88年世界最強タッグ決定リーグ戦の開幕戦当日(11月19日)、馬場は緊急会見を行い「金銭面でのルーズさ、生活態度の悪さが会社にまで迷惑をかけかねないから。」の理由で、前日18日付けで阿修羅・原を解雇をした事を発表しました。
借金取りが試合会場にまで押しかけて来る有様だったと言うのでやむなしの感はありましたが、最大の盟友を失った天龍はマスコミに「てめえの女房が浮気したからって話を聞きに来るのか!?」と憮然として吐き捨てて後はノーコメント、この日からスタートするリーグ公式戦は原に代わって急遽川田がパートナーを務めました。

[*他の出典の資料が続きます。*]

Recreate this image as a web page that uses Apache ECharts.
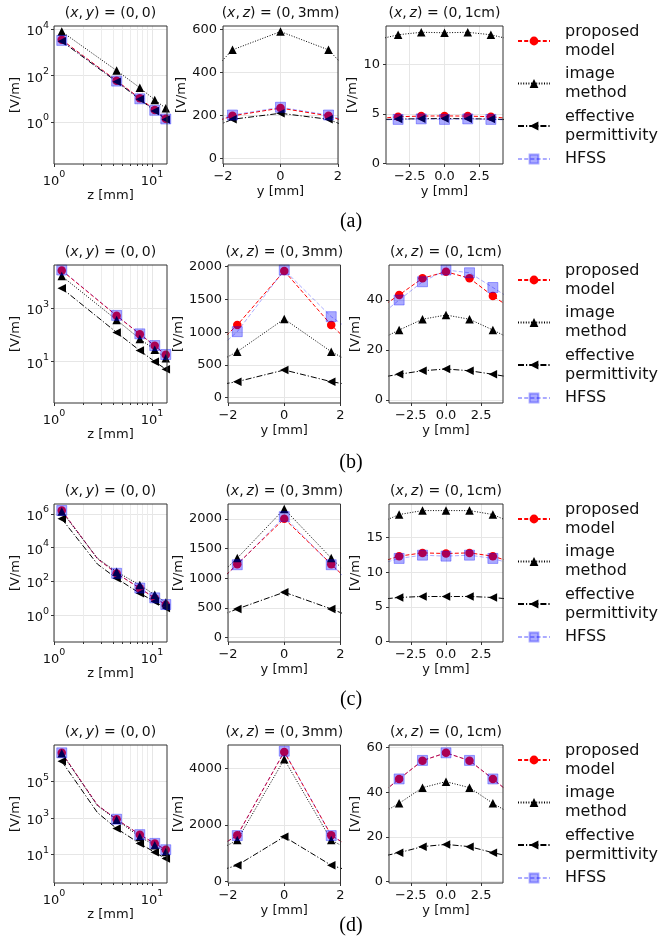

あれから早や35年、天龍さんはその時の事を思い出すと未だ無念の思いがあるようで、「馬場さんがちょっとキャピトル東急に行く回数を減らせば良かったんだよ。」とポツリ…馬場さんが東京にいる時はほぼ毎日キャピトル東急で食事をするのはファンにも有名でしたが、ようはそんな贅沢する金があるなら一時的に借金を肩代わりしてやってでも原を助けてやるべきだったと言う皮肉です。
組織を守りけじめを付ける為、断腸の思いで原を切った馬場さんの気持ちは理解できますし(一応私も同じ経営者の立場ですから)一方で天龍さんの言い分もわかります。勿論ファンの立場でも当時本当にショックで「もう少し何とかならなかったのか?」の思いは残りました。いずれにせよ、この時芽生えた不信感が2年後に起こる天龍退団(SWSへの移籍)への伏線となったのは間違いありません…。
トーク終了後にはサイン会もあり、写真のパネルにサインを入れて頂きましたが、前述のジャケット同様、実はこちらも天龍さんのエイドオークションで赤井沙希ちゃんが出品したのをゲットしたものです。沙希ちゃんは引退直前の天龍さんが最後にタッグを組んだ女子選手で(2015年8月23日 両国、高木三四郎とのトリオ)このパネルはその時のものですが、昨年入手した時には天龍さんのサインが入っておらず、1年3ヶ月越しで完成形となりました。
天龍さんの独演会は今後も様々なお題で続いていくそうですが、中止になったままの小鹿さんとの再会、赤井沙希ちゃんも「天龍さんに会いたい。」と熱望していましたので是非こちらも実現して欲しいです。